I thought that if I could get into a position where I was at least half supported by the icicle bridge I might be able to escape the water and be in an easier position to sort myself out. But immediately after I had shouted I feared I had made a terrible mistake and Paul might lower me all the way into the blackness.

Perhaps fortunately, there was no response whatsoever and I instinctively knew that my shouts were being completely absorbed by the snow and ice. Braced ten metres or so back from my entry hole, Paul had no chance whatsoever of hearing me. It was entirely up to me to do something.

At the point where I was dangling the crevasse was perhaps two metres wide and I could just about touch the far side. Above me the wall on my side overhung gently. I had last practised prusiking out of crevasses on the Kent sandstone in 1970 and this was not the ideal spot to test my memory. In any event there seemed little point in ascending a rope that ended in an icicle- adorned horizontal overhang pouring with water.
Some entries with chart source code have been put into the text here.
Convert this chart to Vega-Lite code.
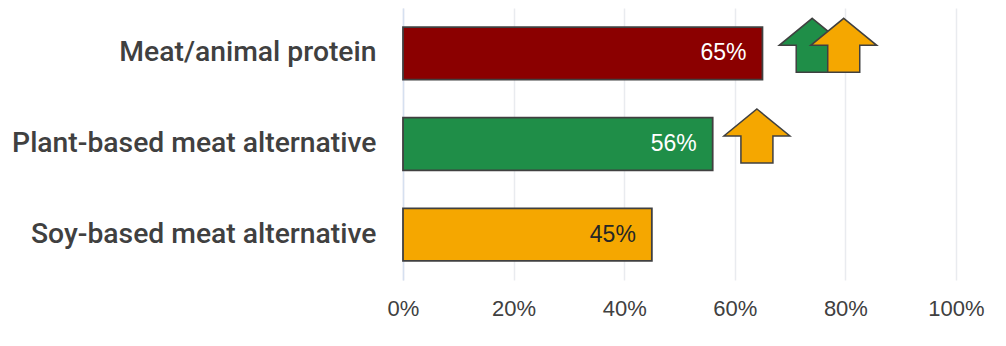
{
  "$schema": "https://vega.github.io/schema/vega-lite/v6.json",
  "width": 553,
  "height": 272,
  "autosize": {"type": "none"},
  "padding": {"left": 403, "top": 8, "right": 50, "bottom": 66},
  "background": "white",
  "config": {
    "view": {"stroke": null},
    "font": "Liberation Sans",
    "axis": {"labelFont": "Liberation Sans", "labelColor": "#404040"}
  },
  "datasets": {
    "bars": [
      {"category": "Meat/animal protein", "value": 0.65},
      {"category": "Plant-based meat alternative", "value": 0.56},
      {"category": "Soy-based meat alternative", "value": 0.45}
    ],
    "arrows": [
      {"category": "Meat/animal protein", "series": "Plant-based meat alternative", "pos": 0.74},
      {"category": "Meat/animal protein", "series": "Soy-based meat alternative", "pos": 0.797},
      {"category": "Plant-based meat alternative", "series": "Soy-based meat alternative", "pos": 0.64}
    ]
  },
  "encoding": {
    "y": {
      "field": "category",
      "type": "nominal",
      "sort": ["Meat/animal protein", "Plant-based meat alternative", "Soy-based meat alternative"],
      "scale": {"paddingInner": 0.42, "paddingOuter": 0.21},
      "axis": {
        "title": null,
        "labelFont": "Roboto",
        "labelFontWeight": 500,
        "labelFontSize": 28.3,
        "labelColor": "#404040",
        "labelPadding": 27,
        "labelLimit": 400,
        "ticks": false,
        "domain": true,
        "domainColor": "#d6e0f0",
        "domainWidth": 1.5,
        "grid": false
      }
    }
  },
  "layer": [
    {
      "data": {"name": "bars"},
      "mark": {"type": "bar", "stroke": "#404040", "strokeWidth": 1.8},
      "encoding": {
        "x": {
          "field": "value",
          "type": "quantitative",
          "scale": {"domain": [0, 1], "nice": false},
          "axis": {
            "title": null,
            "format": ".0%",
            "values": [0, 0.2, 0.4, 0.6, 0.8, 1],
            "labelFontSize": 22,
            "labelPadding": 18,
            "ticks": false,
            "tickSize": 0,
            "domain": false,
            "grid": true,
            "gridColor": "#e9ebef",
            "gridWidth": 1.5,
            "labelFlush": false
          }
        },
        "fill": {
          "field": "category",
          "type": "nominal",
          "scale": {
            "domain": ["Meat/animal protein", "Plant-based meat alternative", "Soy-based meat alternative"],
            "range": ["#8b0000", "#1f8e48", "#f5a700"]
          },
          "legend": null
        }
      }
    },
    {
      "data": {"name": "bars"},
      "mark": {"type": "text", "align": "right", "baseline": "middle", "dx": -16, "fontSize": 23, "font": "Liberation Sans"},
      "encoding": {
        "x": {"field": "value", "type": "quantitative"},
        "text": {"field": "value", "type": "quantitative", "format": ".0%"},
        "color": {
          "condition": {"test": "datum.value < 0.5", "value": "#262626"},
          "value": "#ffffff"
        }
      }
    },
    {
      "data": {"name": "arrows"},
      "mark": {
        "type": "point",
        "shape": "M 0 -0.818 L 1 0 L 0.485 0 L 0.485 0.818 L -0.485 0.818 L -0.485 0 L -1 0 Z",
        "size": 4356,
        "filled": true,
        "opacity": 1,
        "stroke": "#404040",
        "strokeWidth": 1.5,
        "yOffset": -8
      },
      "encoding": {
        "x": {"field": "pos", "type": "quantitative"},
        "fill": {"field": "series", "type": "nominal", "legend": null}
      }
    }
  ]
}
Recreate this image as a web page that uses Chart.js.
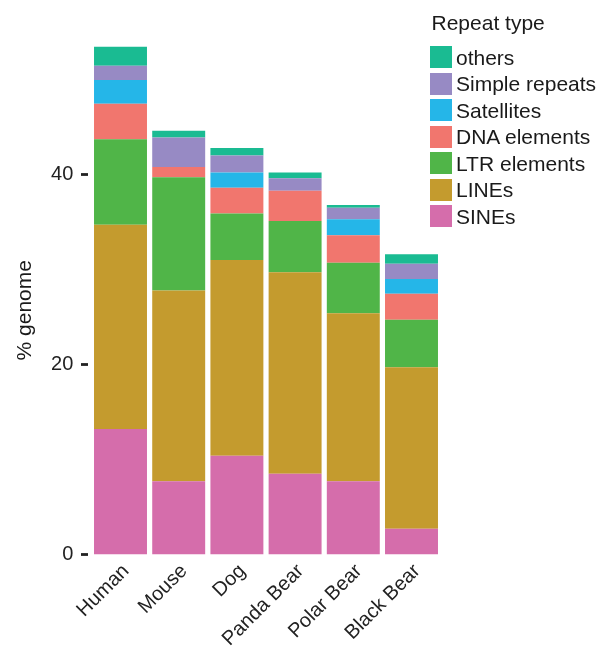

My first priority had to be to get out of the water. I was getting increasingly wet. The hood of my down jacket had wrapped itself around my neck and the wet clamminess of the fabric was pressing uncomfortably against my skin.

The far side of the crevasse was just about vertical and I was pretty confident I could climb it if only I could remove my snowshoes and somehow get into a position where I could use my axes and crampons – both of which were attached to the back of my rucksack.

As a first move I wriggled my wrists out of the ski pole wrist loops and carefully made sure that I clipped them into my harness. The light was such that it was difficult to see clearly, and if I dropped any crucial equipment that would be the end of any climbing aspirations for this trip. Next, I swung my rucksack round in front of me, removed my axes, and after some tricky swinging manoeuvres, managed to get one of them well placed in the wall. At least I could now clip into a secure placement, get out of the main flow of water and not be completely reliant on Paul, who I guessed must be hanging on to the rope for dear life and wondering what the hell was going on down below.

My footwear posed more of a problem. Removing my snowshoes was difficult but the more serious challenge was my crampons, which I had foolishly tied on to my sack with a length of thin black cord. In the gloom of the crevasse it was difficult to pick out the knot. The situation was not eased by my contact lenses, which allowed excellent distance vision but made close-up work extremely blurred. I contemplated getting my head torch out but decided that the risk of dropping things was too high. Instead I removed one contact lens to give me some close-up focus and, with increasingly numb fingers, picked at what I could now see of the knot. It was with a sense of relief that I finally managed to remove my crampons and clip them safely into my harness. Further contortions followed as I tied them to myself to prevent them being dropped while I secured them to my boots. Eventually, after what seemed an age, I was ready to climb and screamed up to Paul.

‘Take in … ’

As expected there was no response, just the sound of water pouring from the icicles. Communication was impossible. I started to climb but the ice was so hard that I had real trouble getting secure axe placements. Fortunately Paul sensed the slack rope and took in until finally, with the help of a very tight rope, I was able to thrash inelegantly out of my entry hole.

Gasping on the surface I felt distinctly like an exhausted seal emerging from a blowhole. Paul was kind enough to comment that I looked like one too. Falling in crevasses, I decided, is not to be recommended.

The trouble with getting out of a crevasse on the same side as your partner is that you still have to cross it. After a rest, I proceeded to do so with extreme caution and much crawling. Despite the soft snow we both replaced our snowshoes with crampons and held axes at the ready. Anything but risk a repeat of my earlier contortions.

By nightfall we had managed to descend to the main Muzart Glacier. The snow had been falling amazingly fast, so much so that what had been snow- free moraine on the way up now avalanched frighteningly. What had taken a few hours on the way up took a whole day to descend.